## begin SOURCE DATA

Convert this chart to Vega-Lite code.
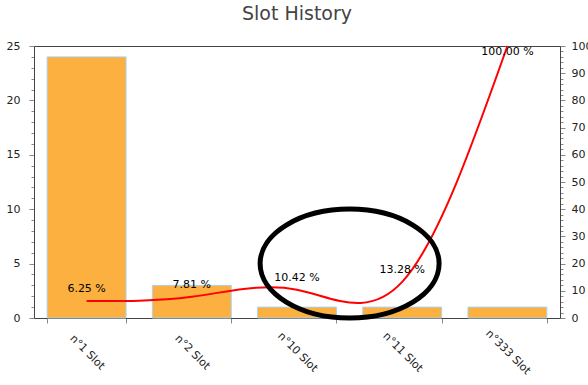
{
  "$schema": "https://vega.github.io/schema/vega-lite/v6.json",
  "width": 526,
  "height": 272,
  "autosize": "none",
  "padding": {"left": 34, "top": 46, "right": 28, "bottom": 67},
  "background": "white",
  "title": {"text": "Slot History", "font": "DejaVu Sans", "fontSize": 19, "fontWeight": "normal", "color": "#444", "offset": 16},
  "config": {
    "view": {"stroke": "#444", "strokeWidth": 1},
    "axis": {"labelFont": "DejaVu Sans", "labelFontSize": 11, "labelColor": "#222", "domainColor": "#444", "tickColor": "#888", "grid": false}
  },
  "datasets": {
    "slots": [
      {"slot": "n°1 Slot", "count": 24, "pct": 6.25, "label": "6.25 %"},
      {"slot": "n°2 Slot", "count": 3, "pct": 7.81, "label": "7.81 %"},
      {"slot": "n°10 Slot", "count": 1, "pct": 10.42, "label": "10.42 %"},
      {"slot": "n°11 Slot", "count": 1, "pct": 13.28, "label": "13.28 %"},
      {"slot": "n°333 Slot", "count": 1, "pct": 100, "label": "100.00 %"}
    ],
    "note": [{"pos": 3, "level": 5}]
  },
  "layer": [
    {
      "data": {"name": "slots"},
      "mark": {"type": "bar", "opacity": 0},
      "encoding": {
        "x": {"field": "slot", "type": "nominal", "sort": null, "axis": null},
        "y": {"field": "count", "type": "quantitative", "scale": {"domain": [0, 25], "nice": false},
          "axis": {"orient": "left", "title": null, "values": [0,1,2,3,4,5,6,7,8,9,10,11,12,13,14,15,16,17,18,19,20,21,22,23,24,25], "labels": false, "domain": false, "tickSize": 3}}
      }
    },
    {
      "data": {"name": "slots"},
      "mark": {"type": "line", "opacity": 0},
      "encoding": {
        "x": {"field": "slot", "type": "nominal", "sort": null, "axis": null},
        "y": {"field": "pct", "type": "quantitative", "scale": {"domain": [0, 100], "nice": false},
          "axis": {"orient": "right", "title": null, "values": [0,2,4,6,8,10,12,14,16,18,20,22,24,26,28,30,32,34,36,38,40,42,44,46,48,50,52,54,56,58,60,62,64,66,68,70,72,74,76,78,80,82,84,86,88,90,92,94,96,98,100], "labels": false, "domain": false, "tickSize": 3}}
      }
    },
    {
      "data": {"name": "slots"},
      "mark": {"type": "bar", "fill": "#FBB040", "stroke": "#A9D3F2", "strokeWidth": 1},
      "encoding": {
        "x": {"field": "slot", "type": "nominal", "sort": null,
          "scale": {"paddingInner": 0.25, "paddingOuter": 0.125},
          "axis": {"title": null, "labelAngle": 45, "labelAlign": "center", "labelBaseline": "middle", "labelPadding": 29, "tickSize": 5, "tickBand": "extent", "domainColor": "#444"}},
        "y": {"field": "count", "type": "quantitative", "scale": {"domain": [0, 25], "nice": false},
          "axis": {"orient": "left", "title": null, "values": [0, 5, 10, 15, 20, 25], "tickSize": 5, "labelPadding": 9}}
      }
    },
    {
      "data": {"name": "slots"},
      "mark": {"type": "line", "color": "#FF0000", "strokeWidth": 2, "interpolate": "natural"},
      "encoding": {
        "x": {"field": "slot", "type": "nominal", "sort": null, "axis": null},
        "y": {"field": "pct", "type": "quantitative", "scale": {"domain": [0, 100], "nice": false},
          "axis": {"orient": "right", "title": null, "values": [0, 10, 20, 30, 40, 50, 60, 70, 80, 90, 100], "tickSize": 5, "labelPadding": 6}}
      }
    },
    {
      "data": {"name": "slots"},
      "transform": [{"filter": "datum.pct < 100"}],
      "mark": {"type": "text", "font": "DejaVu Sans", "fontSize": 11, "color": "#000", "baseline": "middle", "dy": -12},
      "encoding": {
        "x": {"field": "slot", "type": "nominal", "axis": null,
          "scale": {"domain": ["n°1 Slot", "n°2 Slot", "n°10 Slot", "n°11 Slot", "n°333 Slot"]}},
        "y": {"field": "pct", "type": "quantitative", "scale": {"domain": [0, 100], "nice": false}, "axis": null},
        "text": {"field": "label"}
      }
    },
    {
      "data": {"name": "slots"},
      "transform": [{"filter": "datum.pct >= 100"}],
      "mark": {"type": "text", "font": "DejaVu Sans", "fontSize": 11, "color": "#000", "baseline": "middle", "dy": 6},
      "encoding": {
        "x": {"field": "slot", "type": "nominal", "axis": null,
          "scale": {"domain": ["n°1 Slot", "n°2 Slot", "n°10 Slot", "n°11 Slot", "n°333 Slot"]}},
        "y": {"field": "pct", "type": "quantitative", "scale": {"domain": [0, 100], "nice": false}, "axis": null},
        "text": {"field": "label"}
      }
    },
    {
      "data": {"name": "note"},
      "mark": {"type": "point", "filled": false, "stroke": "#000", "strokeWidth": 5, "opacity": 1, "size": 32041,
        "shape": "M1,0 C1,0.3364 0.5523,0.609 0,0.609 C-0.5523,0.609 -1,0.3364 -1,0 C-1,-0.3364 -0.5523,-0.609 0,-0.609 C0.5523,-0.609 1,-0.3364 1,0 Z"},
      "encoding": {
        "x": {"field": "pos", "type": "quantitative", "scale": {"domain": [0, 5], "nice": false}, "axis": null},
        "y": {"field": "level", "type": "quantitative", "scale": {"domain": [0, 25], "nice": false}, "axis": null}
      }
    }
  ],
  "resolve": {"scale": {"x": "independent", "y": "independent"}}
}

## end SOURCE DATA

GOAL:
Pictures in the data above should not be copied; transcribe everything else exactly.

OUTPUT:
Convert this chart to Vega-Lite code.
{
  "$schema": "https://vega.github.io/schema/vega-lite/v6.json",
  "width": 526,
  "height": 272,
  "autosize": "none",
  "padding": {"left": 34, "top": 46, "right": 28, "bottom": 67},
  "background": "white",
  "title": {"text": "Slot History", "font": "DejaVu Sans", "fontSize": 19, "fontWeight": "normal", "color": "#444", "offset": 16},
  "config": {
    "view": {"stroke": "#444", "strokeWidth": 1},
    "axis": {"labelFont": "DejaVu Sans", "labelFontSize": 11, "labelColor": "#222", "domainColor": "#444", "tickColor": "#888", "grid": false}
  },
  "datasets": {
    "slots": [
      {"slot": "n°1 Slot", "count": 24, "pct": 6.25, "label": "6.25 %"},
      {"slot": "n°2 Slot", "count": 3, "pct": 7.81, "label": "7.81 %"},
      {"slot": "n°10 Slot", "count": 1, "pct": 10.42, "label": "10.42 %"},
      {"slot": "n°11 Slot", "count": 1, "pct": 13.28, "label": "13.28 %"},
      {"slot": "n°333 Slot", "count": 1, "pct": 100, "label": "100.00 %"}
    ],
    "note": [{"pos": 3, "level": 5}]
  },
  "layer": [
    {
      "data": {"name": "slots"},
      "mark": {"type": "bar", "opacity": 0},
      "encoding": {
        "x": {"field": "slot", "type": "nominal", "sort": null, "axis": null},
        "y": {"field": "count", "type": "quantitative", "scale": {"domain": [0, 25], "nice": false},
          "axis": {"orient": "left", "title": null, "values": [0,1,2,3,4,5,6,7,8,9,10,11,12,13,14,15,16,17,18,19,20,21,22,23,24,25], "labels": false, "domain": false, "tickSize": 3}}
      }
    },
    {
      "data": {"name": "slots"},
      "mark": {"type": "line", "opacity": 0},
      "encoding": {
        "x": {"field": "slot", "type": "nominal", "sort": null, "axis": null},
        "y": {"field": "pct", "type": "quantitative", "scale": {"domain": [0, 100], "nice": false},
          "axis": {"orient": "right", "title": null, "values": [0,2,4,6,8,10,12,14,16,18,20,22,24,26,28,30,32,34,36,38,40,42,44,46,48,50,52,54,56,58,60,62,64,66,68,70,72,74,76,78,80,82,84,86,88,90,92,94,96,98,100], "labels": false, "domain": false, "tickSize": 3}}
      }
    },
    {
      "data": {"name": "slots"},
      "mark": {"type": "bar", "fill": "#FBB040", "stroke": "#A9D3F2", "strokeWidth": 1},
      "encoding": {
        "x": {"field": "slot", "type": "nominal", "sort": null,
          "scale": {"paddingInner": 0.25, "paddingOuter": 0.125},
          "axis": {"title": null, "labelAngle": 45, "labelAlign": "center", "labelBaseline": "middle", "labelPadding": 29, "tickSize": 5, "tickBand": "extent", "domainColor": "#444"}},
        "y": {"field": "count", "type": "quantitative", "scale": {"domain": [0, 25], "nice": false},
          "axis": {"orient": "left", "title": null, "values": [0, 5, 10, 15, 20, 25], "tickSize": 5, "labelPadding": 9}}
      }
    },
    {
      "data": {"name": "slots"},
      "mark": {"type": "line", "color": "#FF0000", "strokeWidth": 2, "interpolate": "natural"},
      "encoding": {
        "x": {"field": "slot", "type": "nominal", "sort": null, "axis": null},
        "y": {"field": "pct", "type": "quantitative", "scale": {"domain": [0, 100], "nice": false},
          "axis": {"orient": "right", "title": null, "values": [0, 10, 20, 30, 40, 50, 60, 70, 80, 90, 100], "tickSize": 5, "labelPadding": 6}}
      }
    },
    {
      "data": {"name": "slots"},
      "transform": [{"filter": "datum.pct < 100"}],
      "mark": {"type": "text", "font": "DejaVu Sans", "fontSize": 11, "color": "#000", "baseline": "middle", "dy": -12},
      "encoding": {
        "x": {"field": "slot", "type": "nominal", "axis": null,
          "scale": {"domain": ["n°1 Slot", "n°2 Slot", "n°10 Slot", "n°11 Slot", "n°333 Slot"]}},
        "y": {"field": "pct", "type": "quantitative", "scale": {"domain": [0, 100], "nice": false}, "axis": null},
        "text": {"field": "label"}
      }
    },
    {
      "data": {"name": "slots"},
      "transform": [{"filter": "datum.pct >= 100"}],
      "mark": {"type": "text", "font": "DejaVu Sans", "fontSize": 11, "color": "#000", "baseline": "middle", "dy": 6},
      "encoding": {
        "x": {"field": "slot", "type": "nominal", "axis": null,
          "scale": {"domain": ["n°1 Slot", "n°2 Slot", "n°10 Slot", "n°11 Slot", "n°333 Slot"]}},
        "y": {"field": "pct", "type": "quantitative", "scale": {"domain": [0, 100], "nice": false}, "axis": null},
        "text": {"field": "label"}
      }
    },
    {
      "data": {"name": "note"},
      "mark": {"type": "point", "filled": false, "stroke": "#000", "strokeWidth": 5, "opacity": 1, "size": 32041,
        "shape": "M1,0 C1,0.3364 0.5523,0.609 0,0.609 C-0.5523,0.609 -1,0.3364 -1,0 C-1,-0.3364 -0.5523,-0.609 0,-0.609 C0.5523,-0.609 1,-0.3364 1,0 Z"},
      "encoding": {
        "x": {"field": "pos", "type": "quantitative", "scale": {"domain": [0, 5], "nice": false}, "axis": null},
        "y": {"field": "level", "type": "quantitative", "scale": {"domain": [0, 25], "nice": false}, "axis": null}
      }
    }
  ],
  "resolve": {"scale": {"x": "independent", "y": "independent"}}
}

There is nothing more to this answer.